Promotional issues aside, the fighting has continued.  On 14th August in Melbourne Browne returned to the ring after a nine month layoff to take on the awkward American Julius Long (16-18-0).  His record may not be the most impressive, but his style and physical size make him a challenge to anyone.  He stands at 7 foot 1, nearly a foot taller than Browne, and has a reach of 90cm.  These attributes meant that Browne was always going to struggle to to work his way around the long jab of the American - and his task was made even harder when in the first round he suffered the ind of injury that could stop some boxers from continuing.  Not so the former nightclub bouncer:
"I broke my thumb of my right hand in the first round" says Browne, who has utilised the power of that right hand for the majority of his impressive 20 KO victories to date.  "I managed to get the KO with a left hook in the 9th round.  I'd had nine months off and besides the thumb injury, it was a needed hard fight against an awkward opponent."
Prior to the Long fight, there were calls for Browne to come over and fight the UK's own undefeated heavyweight Dillian Whyte.  "The UK fans have been overwhelming with their suport for me" says Browne - no doubt something that is appreciated for him given the icy relationship with the other Brit in his life. 
Lucas Browne

There will now be a recovery period for Browne to heal the damaged thumb, but he is back in the gym working on his power already.  He would still love to get his hands on Deontay Wilder (34-0-0), but it seems the undefeated American is still happy to go the easier route with a scheduled defence in late September against unheralded Frenchman Johann Duhaupas (32-2-0).  "I want that fight 100% but his people won't want him to lose against e so it won't happen."  Sadly that's the politics of boxing.

It doesn't mean that all doors are closed for the likeable Australian heavy hitter.  WBC regular champion Ruslan Chagaev is in Browne's sights.  The man from Uzbeistan who fights out of Germany blew out Francesco Pianeta in one round in July.  "He is schedule to fight Oquendo in October, which means I will fight the winner in early 2016."  Light at the end of the tunnel then for Browne.

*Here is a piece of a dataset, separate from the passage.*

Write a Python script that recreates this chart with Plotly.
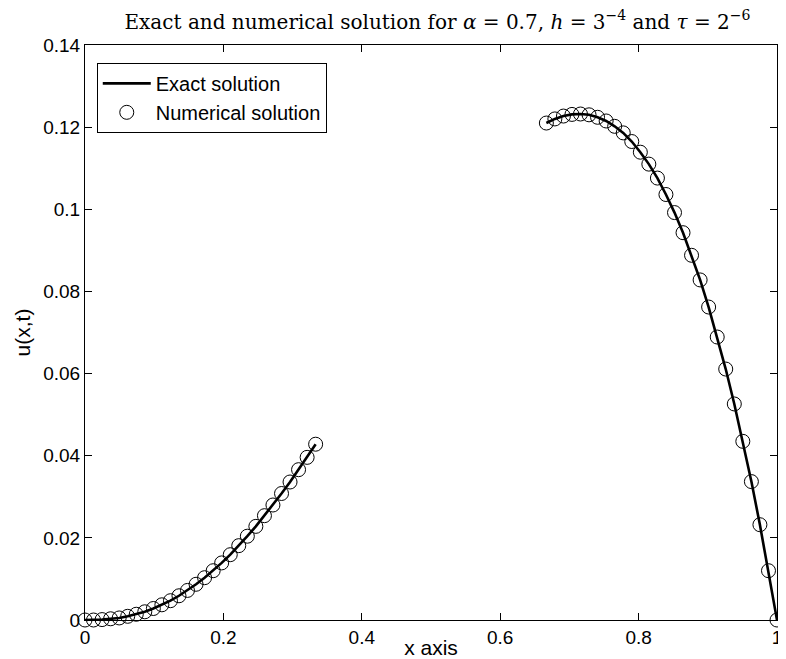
import plotly.graph_objects as go

# grid nodes (h = 1/81) on the two pieces
x_left = [0.0, 0.0123, 0.0247, 0.0370, 0.0494, 0.0617, 0.0741, 0.0864, 0.0988, 0.1111,
          0.1235, 0.1358, 0.1481, 0.1605, 0.1728, 0.1852, 0.1975, 0.2099, 0.2222, 0.2346,
          0.2469, 0.2593, 0.2716, 0.2840, 0.2963, 0.3086, 0.3210, 0.3333]
u_left = [0.0, 0.0000, 0.0001, 0.0003, 0.0005, 0.0009, 0.0014, 0.0020, 0.0028, 0.0037,
          0.0047, 0.0059, 0.0072, 0.0087, 0.0103, 0.0120, 0.0139, 0.0159, 0.0181, 0.0204,
          0.0228, 0.0254, 0.0280, 0.0308, 0.0336, 0.0366, 0.0396, 0.0428]

x_right = [0.6667, 0.6790, 0.6914, 0.7037, 0.7160, 0.7284, 0.7407, 0.7531, 0.7654, 0.7778,
           0.7901, 0.8025, 0.8148, 0.8272, 0.8395, 0.8519, 0.8642, 0.8765, 0.8889, 0.9012,
           0.9136, 0.9259, 0.9383, 0.9506, 0.9630, 0.9753, 0.9877, 1.0]
u_right = [0.1210, 0.1220, 0.1227, 0.1231, 0.1232, 0.1230, 0.1224, 0.1215, 0.1202, 0.1186,
           0.1165, 0.1139, 0.1110, 0.1076, 0.1036, 0.0992, 0.0943, 0.0888, 0.0828, 0.0762,
           0.0689, 0.0611, 0.0526, 0.0435, 0.0337, 0.0232, 0.0120, 0.0]

x_ticks = [0, 0.2, 0.4, 0.6, 0.8, 1]
x_labels = ['0', '0.2', '0.4', '0.6', '0.8', '1']
y_ticks = [0, 0.02, 0.04, 0.06, 0.08, 0.1, 0.12, 0.14]
y_labels = ['0', '0.02', '0.04', '0.06', '0.08', '0.1', '0.12', '0.14']

SANS = 'Liberation Sans, Arial, Helvetica'

fig = go.Figure()

# exact solution (two separate pieces, gap in the middle)
fig.add_trace(go.Scatter(x=x_left + [None] + x_right, y=u_left + [None] + u_right,
                         mode='lines', name='Exact solution',
                         line=dict(color='black', width=2.6), connectgaps=False))

# numerical solution
fig.add_trace(go.Scatter(x=x_left + x_right, y=u_left + u_right, mode='markers',
                         name='Numerical solution', cliponaxis=False,
                         marker=dict(symbol='circle-open', size=14, color='black',
                                     line=dict(width=1, color='black'))))

axis_style = dict(showline=True, linecolor='black', linewidth=1, mirror='ticks',
                  ticks='inside', ticklen=7, tickcolor='black', showgrid=False,
                  zeroline=False, automargin=False, ticklabeloverflow='allow',
                  tickfont=dict(family=SANS, size=19, color='black'))

# page body has an 8px margin, so the figure is made 8px smaller to fit the window
fig.update_layout(
    width=778, height=651,
    margin=dict(l=77, r=9, t=37, b=39),
    paper_bgcolor='white', plot_bgcolor='white',
    title=dict(text='Exact and numerical solution for <i>α</i> = 0.7, <i>h</i> = 3<sup>−4</sup> and <i>τ</i> = 2<sup>−6</sup>',
               x=0.552, xanchor='center', y=0.979, yanchor='middle',
               font=dict(family='DejaVu Serif, serif', size=20, color='black')),
    legend=dict(x=0.017, y=0.969, xanchor='left', yanchor='top',
                bgcolor='white', bordercolor='black', borderwidth=1,
                font=dict(family=SANS, size=20, color='black'),
                itemwidth=48, tracegroupgap=0),
    showlegend=True,
)

fig.update_xaxes(range=[0, 1], tickvals=x_ticks, ticktext=x_labels,
                 title=dict(text='x axis', font=dict(family=SANS, size=21, color='black'),
                            standoff=0),
                 **axis_style)
fig.update_yaxes(range=[0, 0.14], tickvals=y_ticks, ticktext=y_labels,
                 title=dict(text='u(x,t)', font=dict(family=SANS, size=21, color='black'),
                            standoff=6),
                 **axis_style)

fig.write_html("out.html")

Whether he can fit another warm up fight in before then will be dependan on the speed of recovery from the injury sustained.  But Browne is a tough, tough man - mentally he has had to overcome the issues of promotional relationships over hte last 12 months and been left to his own devices on the other side of the world from Hatton.  Although he clearly isn't happy about it, he seems more accepting of the issue now.  For the former mixed martial artist - who by his own admission was more heavy hitting boxer than utiliser of kicking and wrestling skills - who at 36 years old still has a number of years to be utilised, 2016 could be a key year for him.  Who promoted him will hopefully be a side issue as he looks to push on and claim heavyweight gold - his own way.